In the last anti-flicker piracy seminar, Atty. Alonso discussed this type of film piracy in relation to the Intellectual Property Code. She said that films or movies, and other audiovisual and cinematographic works are entitled to copyright protection.
The copyright for films shall belong to the producer, the scriptwriter, the music composer, the director and the author of the work adapted into film but the producer shall exercise the copyright required for the exhibition of the work in any manner, Atty. Alonso explained.
She added that piracy is basically infringement of copyright which means that only the film owner or producer may make copies or reproductions of a film and all other persons must secure his consent to make copies or reproductions.
Atty. Alonso stressed that unauthorized movie camcording in cinemahouses theatrens the future of the film industry. It is particularly damaging because it occurs at the very start of the movie distribution cycle.
She compares the crusade against flicker piracy as fighting in the trenches or frontlines. The other phases of piracy are the actual production of duplicated or pirated copies in illegal warehouses and the sale of these pirated wares in public.

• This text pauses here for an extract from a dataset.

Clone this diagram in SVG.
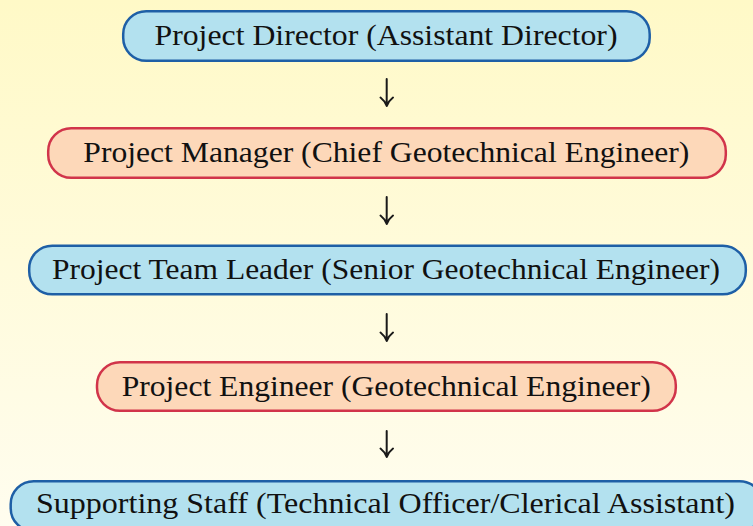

Atty. Alonso lamented the fact that it is already illegal to distribute unauthorized material but current law makes it difficult to arrest people caught with camcorders at the movie houses simply because there is no such law prescribing this as illegal.
Unlike in the United States, she added, where the Family Entertainment and Copyright Act was enacted in 2005 which made recording a film in theaters illegal. The first part of the Act is the Artists’ Right and Theft Prevention Act of 2005. which increased penalties for copyright infringement.
This act provides theater owners and employees with both civil and criminal immunity for questioning suspected violators or detaining them while law enforcers are being summoned, she clarified.